New Pinterest ad tools help brands find relevant users.
Pinterest’s search ads are now open to all marketers through the platform’s Ads Manager. Previously, search ads were only available to advertisers through direct sales or third-party tools. Pinterest is also implementing an autotargeting option for ads, which combs through Pinterest’s Taste Graph database to find relevant users. This expands functionality beyond keyword-based targeting. It is estimated that 97% of searches by Pinners do not contain brand names.
Digital video ad spend is double TV ad spend.
More advertising dollars are moving away from traditional TV and over to digital. According to a recent study, the online video ad spend for 2017 is set to reach $135 billion, nearly twice what brands will spend on TV commercials this year ($71 billion). Video will also best other digital ad types, which total an $83 billion spend for the year. The study of 500 marketers found that 56% felt the need to create weekly video content, while 26% felt the need to release new videos daily.
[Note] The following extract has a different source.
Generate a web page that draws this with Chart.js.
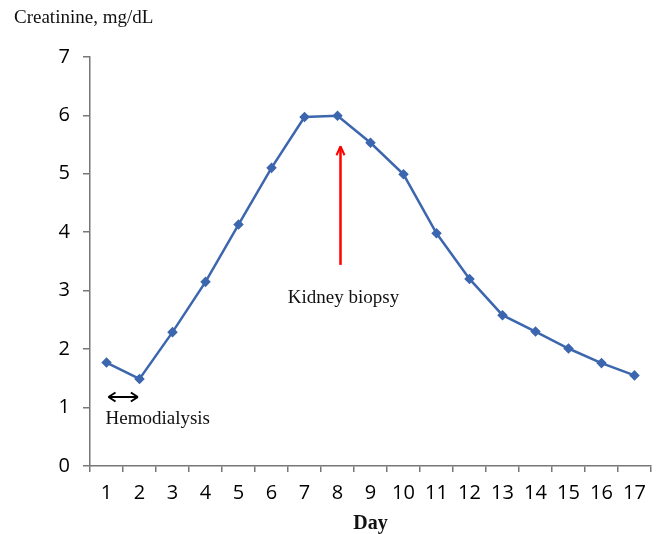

Nielsen keeps an eye on Netflix.
Netflix has been notoriously secretive about how many people are watching both original and acquired content. Up until now, we’ve only been able to keep tabs on how many subscribers the service had. But now Nielsen will begin tracking streaming content on Netflix, followed by Hulu and Amazon Prime next year. Nielsen Subscription Video On Demand Content Ratings will measure Netflix viewing in a comparable way to other ways of watching TV. Ratings and audience segmentation will be measured along with reach and frequency. Mobile viewing will not be included in Neilsen’s Netflix metrics for the time being.